- **WHAT THE TASK REQUIRES**
Return, unaltered, every line from the beginning of the material below up to and including the one with "-- (1212,383) -- (1212,358)".

- **DATA EXCERPT**
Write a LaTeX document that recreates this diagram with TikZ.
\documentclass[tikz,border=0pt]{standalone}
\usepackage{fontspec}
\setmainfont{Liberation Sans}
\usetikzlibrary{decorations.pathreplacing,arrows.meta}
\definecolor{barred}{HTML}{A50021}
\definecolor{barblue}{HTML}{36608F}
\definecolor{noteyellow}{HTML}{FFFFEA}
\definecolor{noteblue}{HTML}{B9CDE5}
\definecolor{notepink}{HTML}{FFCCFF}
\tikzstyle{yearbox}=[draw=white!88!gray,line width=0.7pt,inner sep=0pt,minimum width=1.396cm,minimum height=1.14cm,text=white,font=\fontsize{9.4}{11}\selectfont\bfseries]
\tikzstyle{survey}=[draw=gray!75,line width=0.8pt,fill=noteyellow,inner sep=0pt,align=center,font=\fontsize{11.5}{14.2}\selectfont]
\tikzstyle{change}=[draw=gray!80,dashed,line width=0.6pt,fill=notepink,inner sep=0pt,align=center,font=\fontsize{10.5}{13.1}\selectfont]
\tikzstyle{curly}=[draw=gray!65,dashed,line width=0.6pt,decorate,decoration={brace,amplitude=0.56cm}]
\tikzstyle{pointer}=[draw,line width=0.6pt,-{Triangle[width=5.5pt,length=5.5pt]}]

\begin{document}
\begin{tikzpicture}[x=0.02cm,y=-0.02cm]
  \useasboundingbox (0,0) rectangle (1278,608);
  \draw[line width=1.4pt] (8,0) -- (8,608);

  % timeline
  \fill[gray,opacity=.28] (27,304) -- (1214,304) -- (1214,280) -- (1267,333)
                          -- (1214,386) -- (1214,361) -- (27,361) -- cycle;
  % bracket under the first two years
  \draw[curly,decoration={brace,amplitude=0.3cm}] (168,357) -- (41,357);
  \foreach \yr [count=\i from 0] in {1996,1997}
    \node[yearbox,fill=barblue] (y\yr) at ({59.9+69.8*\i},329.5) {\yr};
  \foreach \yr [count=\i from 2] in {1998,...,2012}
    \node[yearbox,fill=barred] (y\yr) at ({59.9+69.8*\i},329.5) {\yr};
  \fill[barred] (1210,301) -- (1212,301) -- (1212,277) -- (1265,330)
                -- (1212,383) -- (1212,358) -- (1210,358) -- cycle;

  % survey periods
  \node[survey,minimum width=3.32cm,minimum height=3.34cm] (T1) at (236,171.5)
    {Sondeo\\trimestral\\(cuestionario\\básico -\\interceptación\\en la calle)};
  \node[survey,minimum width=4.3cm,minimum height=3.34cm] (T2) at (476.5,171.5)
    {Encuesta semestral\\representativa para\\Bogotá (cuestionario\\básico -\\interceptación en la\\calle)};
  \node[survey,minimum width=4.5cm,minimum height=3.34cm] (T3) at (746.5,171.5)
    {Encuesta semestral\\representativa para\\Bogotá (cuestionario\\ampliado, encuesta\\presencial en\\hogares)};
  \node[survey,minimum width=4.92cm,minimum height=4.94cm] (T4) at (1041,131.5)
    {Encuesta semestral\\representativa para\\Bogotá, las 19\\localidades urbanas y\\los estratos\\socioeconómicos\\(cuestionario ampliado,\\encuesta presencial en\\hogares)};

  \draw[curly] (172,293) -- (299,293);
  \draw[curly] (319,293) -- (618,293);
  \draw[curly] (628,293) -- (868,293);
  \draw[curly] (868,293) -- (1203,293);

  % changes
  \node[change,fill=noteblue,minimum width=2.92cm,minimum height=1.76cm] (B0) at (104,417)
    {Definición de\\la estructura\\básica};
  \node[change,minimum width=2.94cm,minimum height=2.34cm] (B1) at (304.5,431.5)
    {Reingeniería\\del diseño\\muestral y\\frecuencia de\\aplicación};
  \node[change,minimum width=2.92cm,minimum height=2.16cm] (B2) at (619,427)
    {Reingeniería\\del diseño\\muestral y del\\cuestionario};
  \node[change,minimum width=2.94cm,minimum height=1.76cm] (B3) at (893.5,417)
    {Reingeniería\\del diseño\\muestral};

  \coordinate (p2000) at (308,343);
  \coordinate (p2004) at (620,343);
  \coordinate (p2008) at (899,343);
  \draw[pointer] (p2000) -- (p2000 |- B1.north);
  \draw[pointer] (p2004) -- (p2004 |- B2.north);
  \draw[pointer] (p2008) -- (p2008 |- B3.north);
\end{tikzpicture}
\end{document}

- **FINISHED ANSWER**
Write a LaTeX document that recreates this diagram with TikZ.
\documentclass[tikz,border=0pt]{standalone}
\usepackage{fontspec}
\setmainfont{Liberation Sans}
\usetikzlibrary{decorations.pathreplacing,arrows.meta}
\definecolor{barred}{HTML}{A50021}
\definecolor{barblue}{HTML}{36608F}
\definecolor{noteyellow}{HTML}{FFFFEA}
\definecolor{noteblue}{HTML}{B9CDE5}
\definecolor{notepink}{HTML}{FFCCFF}
\tikzstyle{yearbox}=[draw=white!88!gray,line width=0.7pt,inner sep=0pt,minimum width=1.396cm,minimum height=1.14cm,text=white,font=\fontsize{9.4}{11}\selectfont\bfseries]
\tikzstyle{survey}=[draw=gray!75,line width=0.8pt,fill=noteyellow,inner sep=0pt,align=center,font=\fontsize{11.5}{14.2}\selectfont]
\tikzstyle{change}=[draw=gray!80,dashed,line width=0.6pt,fill=notepink,inner sep=0pt,align=center,font=\fontsize{10.5}{13.1}\selectfont]
\tikzstyle{curly}=[draw=gray!65,dashed,line width=0.6pt,decorate,decoration={brace,amplitude=0.56cm}]
\tikzstyle{pointer}=[draw,line width=0.6pt,-{Triangle[width=5.5pt,length=5.5pt]}]

\begin{document}
\begin{tikzpicture}[x=0.02cm,y=-0.02cm]
  \useasboundingbox (0,0) rectangle (1278,608);
  \draw[line width=1.4pt] (8,0) -- (8,608);

  % timeline
  \fill[gray,opacity=.28] (27,304) -- (1214,304) -- (1214,280) -- (1267,333)
                          -- (1214,386) -- (1214,361) -- (27,361) -- cycle;
  % bracket under the first two years
  \draw[curly,decoration={brace,amplitude=0.3cm}] (168,357) -- (41,357);
  \foreach \yr [count=\i from 0] in {1996,1997}
    \node[yearbox,fill=barblue] (y\yr) at ({59.9+69.8*\i},329.5) {\yr};
  \foreach \yr [count=\i from 2] in {1998,...,2012}
    \node[yearbox,fill=barred] (y\yr) at ({59.9+69.8*\i},329.5) {\yr};
  \fill[barred] (1210,301) -- (1212,301) -- (1212,277) -- (1265,330)
                -- (1212,383) -- (1212,358) -- (1210,358) -- cycle;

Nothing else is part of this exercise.